What the Building Chooses to Say

Personal Walk-Through: Jawahar Kala Kendra, Jaipur

Entry torana, Jawahar Kala Kendra, Jaipur
Entry torana · Jawahar Kala Kendra, Jaipur · Architect: Charles Correa

The Torana: An Arrival That Prepares You

Before the building reveals itself, it frames you. Entry to Jawahar Kala Kendra is through a well-proportioned torana — a gateway whose dimensions feel neither imposing nor incidental, but exactly right. It sets a register. Walking beneath it, the view ahead quietly resembles a Buddhist stupa in its massing and calm authority. The impression is immediate and unmistakable: this is not simply a doorway into a building. It is a threshold into an architectural monument.

The architecture does not rush you past this moment. It holds it — allowing the transition from the ordinary street into something more considered to settle into the body before the building makes any further demands.

Navagraha floor plan display, entry lobby, Jawahar Kala Kendra
Floor plan display, entry lobby · Jawahar Kala Kendra · Correa based the entire plan on the Navagraha mandala — nine squares representing nine planets, each square assigned a function according to its planetary symbolism. The displaced square at the entry is the architect's direct reference to Jaipur's own city plan.

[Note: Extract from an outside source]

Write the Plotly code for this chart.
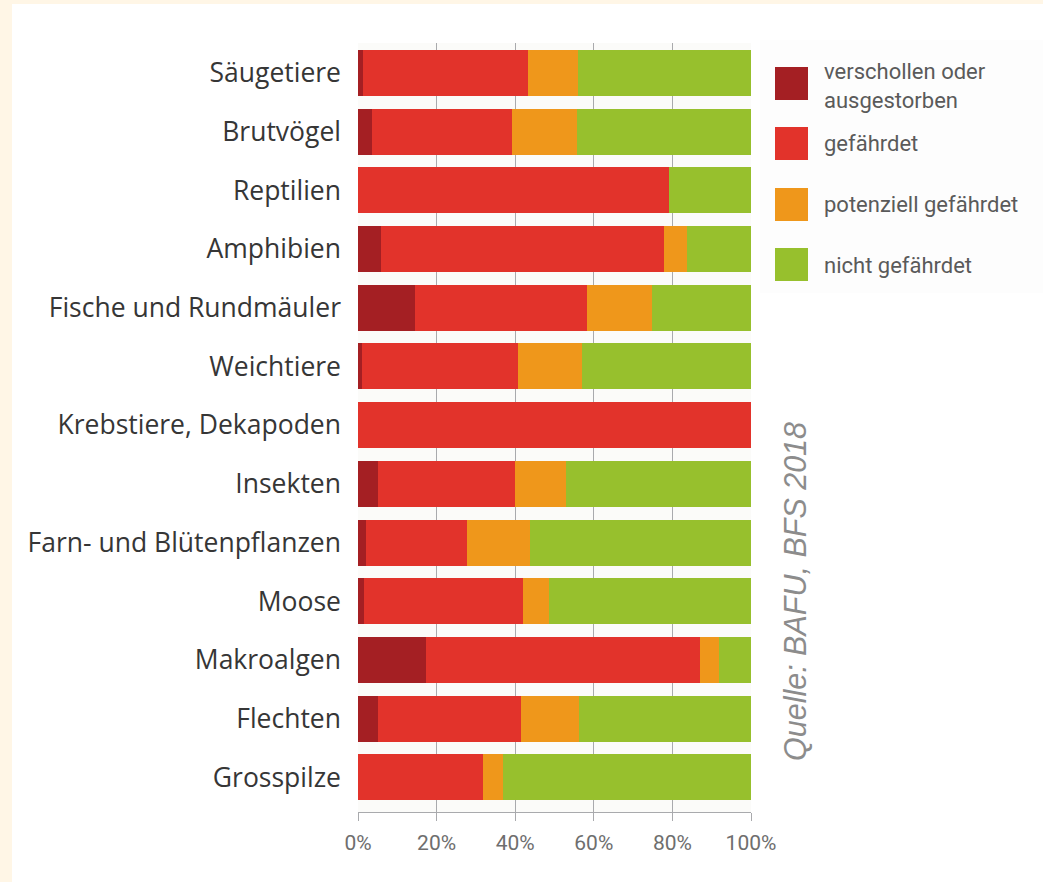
import plotly.graph_objects as go

# Species groups (top to bottom)
categories = [
    "Säugetiere", "Brutvögel", "Reptilien", "Amphibien",
    "Fische und Rundmäuler", "Weichtiere", "Krebstiere, Dekapoden",
    "Insekten", "Farn- und Blütenpflanzen", "Moose", "Makroalgen",
    "Flechten", "Grosspilze",
]

# Share of species per threat status, in percent
verschollen = [1.3, 3.6, 0.0, 5.8, 14.5, 1.1, 0.0, 5.2, 2.1, 1.5, 17.3, 5.2, 0.0]
gefaehrdet = [41.9, 35.7, 79.2, 72.0, 43.8, 39.5, 100.0, 34.7, 25.6, 40.4, 69.8, 36.2, 31.7]
potenziell = [12.9, 16.4, 0.0, 6.0, 16.5, 16.3, 0.0, 13.1, 16.1, 6.8, 4.7, 14.8, 5.1]
nicht = [43.9, 44.3, 20.8, 16.2, 25.2, 43.1, 0.0, 47.0, 56.2, 51.3, 8.2, 43.8, 63.2]

x_ticks = [0, 20, 40, 60, 80, 100]
x_tick_labels = ["0%", "20%", "40%", "60%", "80%", "100%"]

series = [
    ("verschollen oder<br>ausgestorben", verschollen, "#A41F23"),
    ("gefährdet", gefaehrdet, "#E2332B"),
    ("potenziell gefährdet", potenziell, "#EF971B"),
    ("nicht gefährdet", nicht, "#97C02D"),
]

fig = go.Figure()
for name, vals, color in series:
    fig.add_trace(go.Bar(
        y=categories, x=vals, name=name, orientation="h",
        marker=dict(color=color, line=dict(width=0)),
        showlegend=False,
    ))

W, H = 1043, 882
L, R, T, B = 358, 292, 43, 70

fig.update_layout(
    width=W, height=H,
    margin=dict(l=L, r=R, t=T, b=B, pad=0),
    barmode="stack",
    bargap=0.216,
    paper_bgcolor="#ffffff",
    plot_bgcolor="#fbfbf9",
    xaxis=dict(
        range=[0, 100], tickvals=x_ticks, ticktext=x_tick_labels,
        showgrid=True, gridcolor="#a9aaad", gridwidth=1,
        showline=True, linecolor="#a9aaad", linewidth=1,
        ticks="outside", ticklen=8, tickcolor="#a9aaad",
        ticklabelstandoff=4,
        tickfont=dict(family="Roboto, sans-serif", size=21, color="#6e6e6e"),
        zeroline=False, fixedrange=True,
    ),
    yaxis=dict(
        type="category", categoryorder="array", categoryarray=categories,
        range=[12.59, -0.51], autorange=False,
        showgrid=False, showline=False, zeroline=False,
        ticks="", ticklabelstandoff=16,
        tickfont=dict(family="Open Sans, sans-serif", size=26.5, color="#363636"),
        fixedrange=True,
    ),
)

shapes = []
annotations = []

# Cream frame strips along the top and left edges
shapes.append(dict(type="rect", xref="paper", yref="paper", layer="below",
                   x0=-L / (W - L - R), x1=(W - L) / (W - L - R),
                   y0=1 + (T - 4) / (H - T - B), y1=1 + T / (H - T - B),
                   fillcolor="#fff6e6", line=dict(width=0)))
shapes.append(dict(type="rect", xref="paper", yref="paper", layer="below",
                   x0=-L / (W - L - R), x1=(12 - L) / (W - L - R),
                   y0=-B / (H - T - B), y1=1 + T / (H - T - B),
                   fillcolor="#fff6e6", line=dict(width=0)))


def px_x(px):
    return (px - L) / (W - L - R)


def px_y(py):
    return 1 - (py - T) / (H - T - B)


# Legend panel
shapes.append(dict(type="rect", xref="paper", yref="paper", layer="below",
                   x0=px_x(760), x1=px_x(1043), y0=px_y(293), y1=px_y(40),
                   fillcolor="#fdfdfd", line=dict(width=0)))

legend_tops = [67, 127, 188, 248]
legend_text_y = [86, 143, 205, 265]
for (name, _, color), top, ty in zip(series, legend_tops, legend_text_y):
    shapes.append(dict(type="rect", xref="paper", yref="paper",
                       x0=px_x(775), x1=px_x(808), y0=px_y(top + 33), y1=px_y(top),
                       fillcolor=color, line=dict(width=0)))
    annotations.append(dict(xref="paper", yref="paper", x=px_x(822), y=px_y(ty),
                            text=name, showarrow=False, xanchor="left", yanchor="middle",
                            align="left",
                            font=dict(family="Roboto, sans-serif", size=22, color="#5a5a5a")))

# Source note
annotations.append(dict(xref="paper", yref="paper", x=px_x(795), y=px_y(592),
                        text="<i>Quelle: BAFU, BFS 2018</i>", showarrow=False,
                        textangle=-90, xanchor="center", yanchor="middle",
                        font=dict(family="Liberation Sans, Arial, sans-serif", size=30.5,
                                  color="#8c8c8c")))

fig.update_layout(shapes=shapes, annotations=annotations)

fig.write_html("out.html")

The Building Introduces Itself

Getting into the actual building, the first spaces encountered are not spaces of function — they are spaces of introduction. The building seems to want to explain itself before asking you to use it. There is something generous and unhurried in this: a sense that the architecture is willing to be known, to offer context, to say — here is what I am, and why.

Central to this sequence are beautiful domes, located at the heart of the complex and connected to each other through proximate galleries. They anchor the space without dominating it. And standing beneath them, looking upward, fresco paintings come into view on the interior surfaces — depicting astronomy, Vastu theory, the ancient systems by which this building understands the world. The ceiling does not merely close the room. It completes the argument.

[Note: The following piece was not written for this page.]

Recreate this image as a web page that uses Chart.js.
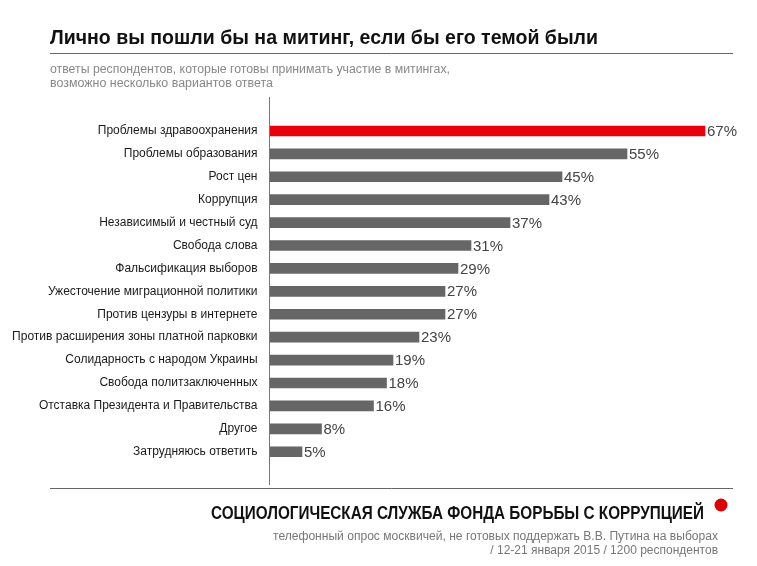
<!DOCTYPE html>
<html>
<head>
<meta charset="utf-8">
<script src="https://cdn.jsdelivr.net/npm/chart.js@4"></script>
<style>
  html, body { margin: 0; padding: 0; background: #fff; }
  #wrap { width: 757px; height: 566px; }
</style>
</head>
<body>
<div id="wrap"><canvas id="rallyChart" width="757" height="566"></canvas></div>
<script>
const categories = [
    "Проблемы здравоохранения",
    "Проблемы образования",
    "Рост цен",
    "Коррупция",
    "Независимый и честный суд",
    "Свобода слова",
    "Фальсификация выборов",
    "Ужесточение миграционной политики",
    "Против цензуры в интернете",
    "Против расширения зоны платной парковки",
    "Солидарность с народом Украины",
    "Свобода политзаключенных",
    "Отставка Президента и Правительства",
    "Другое",
    "Затрудняюсь ответить"
];
const values = [67, 55, 45, 43, 37, 31, 29, 27, 27, 23, 19, 18, 16, 8, 5];

const titleText = "Лично вы пошли бы на митинг, если бы его темой были";
const subtitleLines = [
    "ответы респондентов, которые готовы принимать участие в митингах,",
    "возможно несколько вариантов ответа"
];
const orgText = "СОЦИОЛОГИЧЕСКАЯ СЛУЖБА ФОНДА БОРЬБЫ С КОРРУПЦИЕЙ";
const noteLines = [
    "телефонный опрос москвичей, не готовых поддержать В.В. Путина на выборах",
    "/ 12-21 января 2015 / 1200 респондентов"
];

const RED = "#e8000c";
const GREY = "#666666";
const FONT = "'Liberation Sans', Arial, sans-serif";

// draw text squeezed/stretched to a given width
function fitText(ctx, text, x, y, w, alignRight) {
    const m = ctx.measureText(text).width;
    ctx.save();
    ctx.translate(alignRight ? x - w : x, y);
    ctx.scale(w / m, 1);
    ctx.textAlign = "left";
    ctx.fillText(text, 0, 0);
    ctx.restore();
}

const decor = {
    id: "decor",
    afterDatasetsDraw(chart) {
        const ctx = chart.ctx;
        const xs = chart.scales.x;
        ctx.save();

        // value labels
        ctx.fillStyle = "#444";
        ctx.font = "15px " + FONT;
        ctx.textBaseline = "middle";
        ctx.textAlign = "left";
        chart.getDatasetMeta(0).data.forEach((bar, i) => {
            ctx.fillText(values[i] + "%", bar.x + 2, bar.y + 1);
        });

        // axis line
        const x0 = Math.round(xs.getPixelForValue(0)) - 0.5;
        ctx.strokeStyle = "#777";
        ctx.lineWidth = 1;
        ctx.beginPath();
        ctx.moveTo(x0, 97);
        ctx.lineTo(x0, 485);
        ctx.stroke();

        // rules
        ctx.strokeStyle = "#666";
        ctx.beginPath();
        ctx.moveTo(50, 53.5); ctx.lineTo(733, 53.5);
        ctx.moveTo(50, 488.5); ctx.lineTo(733, 488.5);
        ctx.stroke();

        // title
        ctx.textBaseline = "alphabetic";
        ctx.fillStyle = "#111";
        ctx.font = "bold 20px " + FONT;
        fitText(ctx, titleText, 50, 44, 548, false);

        // subtitle
        ctx.fillStyle = "#888";
        ctx.font = "12px " + FONT;
        fitText(ctx, subtitleLines[0], 50, 73, 400, false);
        fitText(ctx, subtitleLines[1], 50, 87, 223, false);

        // footer
        ctx.fillStyle = "#111";
        ctx.font = "bold 19px " + FONT;
        fitText(ctx, orgText, 211, 519, 493, false);

        ctx.fillStyle = "#dd0000";
        ctx.beginPath();
        ctx.arc(721, 505, 6.5, 0, Math.PI * 2);
        ctx.fill();

        ctx.fillStyle = "#777";
        ctx.font = "12px " + FONT;
        fitText(ctx, noteLines[0], 718, 540, 445, true);
        ctx.textAlign = "right";
        ctx.fillText(noteLines[1], 718, 554);

        ctx.restore();
    }
};

new Chart(document.getElementById("rallyChart"), {
    type: "bar",
    data: {
        labels: categories,
        datasets: [{
            data: values,
            backgroundColor: ctx => ctx.dataIndex === 0 ? RED : GREY,
            barThickness: 10
        }]
    },
    options: {
        indexAxis: "y",
        responsive: false,
        animation: false,
        layout: { padding: { top: 119.5, bottom: 102.8, left: 0, right: 32.5 } },
        plugins: { legend: { display: false }, tooltip: { enabled: false } },
        scales: {
            x: { display: false, min: 0, max: 70 },
            y: {
                afterFit: s => { s.width = 269.5; },
                grid: { display: false },
                border: { display: false },
                ticks: {
                    color: "#1a1a1a",
                    padding: 4,
                    font: { family: FONT, size: 12 }
                }
            }
        }
    },
    plugins: [decor]
});
</script>
</body>
</html>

The building seemed to want to introduce itself — as if it wished to be understood before it was used. There is something generous and unhurried in this: a sense that the architecture is willing to be known, to offer context, to say — here is what I am, and why.

The Central Court: Grandeur and Exposure

The central amphitheatre, Jawahar Kala Kendra
The central amphitheatre · Jawahar Kala Kendra

Moving into the central area, the space opens into an amphitheatre. The resemblance to a Rajasthani stepwell is striking — the same terraced geometry, the same sense of descending into something both open and contained, the same quality of royal dignity held within stone. There is a particular feeling here that is difficult to name precisely: a sense of being exposed within quiet grandeur. The sky above, the stone around, and the knowledge that you are at the centre of something carefully considered.

It is a space that earns presence without demanding it.

The Workspace: A Street of Purpose

The workshop area announces itself differently. Moving into it, the atmosphere shifts — the vibe here is intense and responsible. This is a space that takes itself seriously, and communicates that seriousness to those inside it.

What produces this feeling, spatially, is the variation in proportion across the zone. The workspace is not a single uniform hall — it is designed with different scales, different compressions and releases, so that moving through it feels like walking a busy town street where each stretch has its own character and claim. The building refuses to make labour comfortable in a passive sense. It keeps you engaged, keeps you present, keeps you aware that something is expected of you here.

The workspace, Jawahar Kala Kendra
The workspace · Jawahar Kala Kendra
The workspace courtyard, Jawahar Kala Kendra
The workspace courtyard · Jawahar Kala Kendra

The Canteen: Care, Cycles, and Different Moons

Canteen entrance with moon mural, Jawahar Kala Kendra
Canteen entrance · the moon mural visible at the end of the passage · Jawahar Kala Kendra

After the intensity of the workshop, the canteen arrives as a relief — but a thoughtful one. The feeling here is caring and nurturing, a quality that suits the space functionally and extends beyond it. This is a space that looks after you.

On its surfaces, the moon is depicted across its different phases — waxing, full, waning, dark. The observation this imagery invites is a quiet and humane one: that the people who gather here are not all in the same place. Different phases, different states of mind, different moments in their own cycles. The canteen, in its imagery, acknowledges this without making a fuss of it. It simply makes room for every phase, and in doing so, earns a warmth that goes beyond food and rest.

A Building That Held Its Sequence

What Jawahar Kala Kendra leaves behind, after the walk is over, is not a single strong image but a sequence of distinct feelings — each room having offered something different, each transition having been deliberate. Reverence at the threshold. Wonder beneath the dome. Exposure in the amphitheatre. Seriousness in the workshop. Care at the table.

The building knew what it was doing at every step. And it made sure, quietly and without fanfare, that you felt it too.